Like the X Raise, Danner’s Trail 2650 nicely balances weight (1 lb. 8 oz.) and cushioning. At $150, the Trail 2650 costs $40 more than the Merrell, but you get notable upgrades including a superior and grippier Vibram outsole, high-quality leather upper, and good-looking build. In fact, we consider the Danner one of the best options on the market for crossing over into daily wear. We did find the Danner to be fairly narrow (there’s a wide version available), and the large patch of rubber at the heel feels a bit overkill and polarizing.

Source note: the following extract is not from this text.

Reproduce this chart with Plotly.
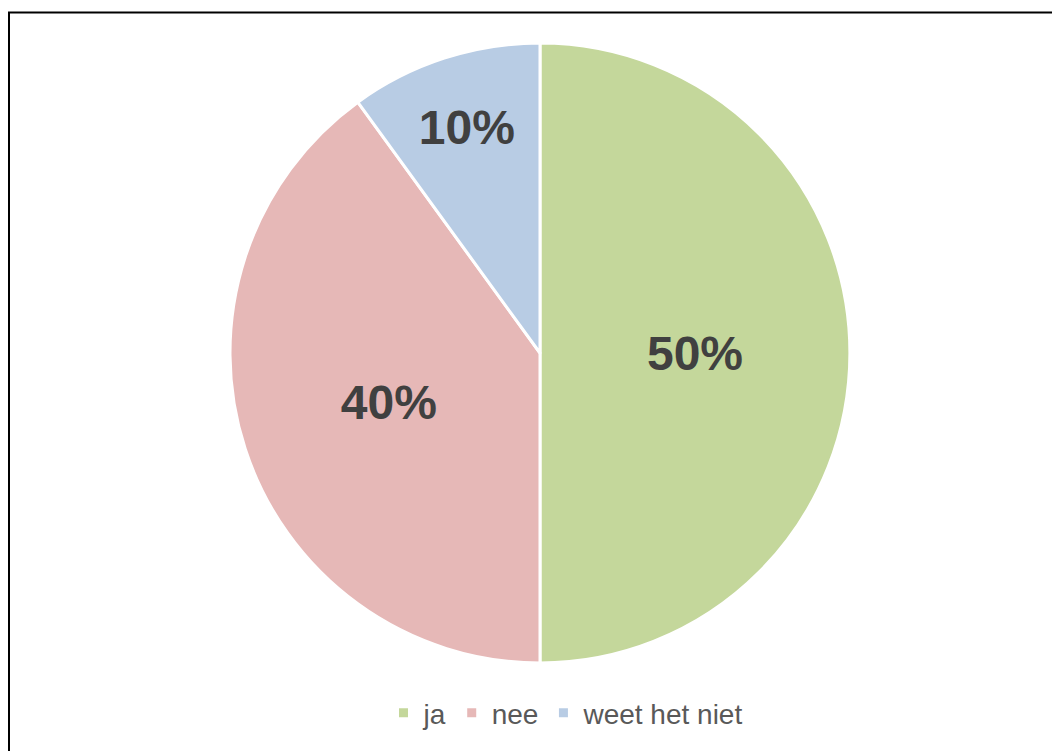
import plotly.graph_objects as go

labels = ["ja", "nee", "weet het niet"]
values = [50, 40, 10]
colors = ["#C4D79B", "#E6B8B7", "#B8CCE4"]

W, H = 1060, 751
off = 8  # page body margin
cx, cy, r = 540 - off, 353 - off, 310

fig = go.Figure(go.Pie(
    labels=labels,
    values=values,
    sort=False,
    direction="clockwise",
    rotation=0,
    marker=dict(colors=colors, line=dict(color="white", width=3)),
    textinfo="percent",
    texttemplate="%{percent:.0%}",
    textposition="inside",
    insidetextorientation="horizontal",
    textfont=dict(family="Liberation Sans, Arial", size=48, color="#404040", weight="bold"),
    domain=dict(x=[(cx - r) / W, (cx + r) / W], y=[1 - (cy + r) / H, 1 - (cy - r) / H]),
    hoverinfo="label+percent",
))

fig.update_layout(
    width=W, height=H,
    margin=dict(l=0, r=0, t=0, b=0),
    paper_bgcolor="white",
    plot_bgcolor="white",
    showlegend=True,
    legend=dict(
        orientation="h",
        x=(566 - off) / W, xanchor="center",
        y=1 - (713 - off) / H, yanchor="middle",
        font=dict(family="Liberation Sans, Arial", size=28, color="#595959"),
        itemwidth=30,
        tracegroupgap=0,
    ),
    shapes=[dict(
        type="rect", xref="paper", yref="paper",
        x0=(9 - off) / W, y0=-0.05, x1=1.05, y1=1 - (12.5 - off) / H,
        line=dict(color="black", width=2),
        fillcolor="rgba(0,0,0,0)",
    )],
    uniformtext=dict(minsize=10, mode="show"),
)

fig.write_html("out.html")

But given the considerable increases in daily appeal and traction, we consider the Danner the more well-rounded lightweight hiker.
The MQM Flex’s lightweight hybrid design also puts it in the crosshairs of one of the top trail running shoes: Altra’s Lone Peak 5. Right off the bat, we'll note that this shoe has developed a strong following among thru-hikers with its supportive cushioning, wide toe box, and solid traction. Altra even includes nice touches for long-distance hikers like attachment points for a pair of gaiters. Compared with the MQM Flex, the Merrell has the upper hand in durability, but we give the advantage to the Lone Peak because it’s more comfortable, weighs around 3 ounces less, and has a more proven outsole.
A final lightweight option to consider comes from within Merrell’s own lineup: the Moab 2 Ventilator. The Moab is the more traditional hiking design with a leather and mesh upper, Vibram tread, and heavier build (1 lb. 15 oz.). As we mentioned above with the Salomon X Ultra 3, the MQM Flex 2 wins out for running with its trimmed-down construction, but the Moab is our preferred option for longer hikes and light backpacking due to its superior cushioning and comfort. Neither shoe is ideal for heavy loads or technical terrain (we’d upgrade to a burlier low-top design or mid-height boot in these cases), but the Moab is the better all-rounder.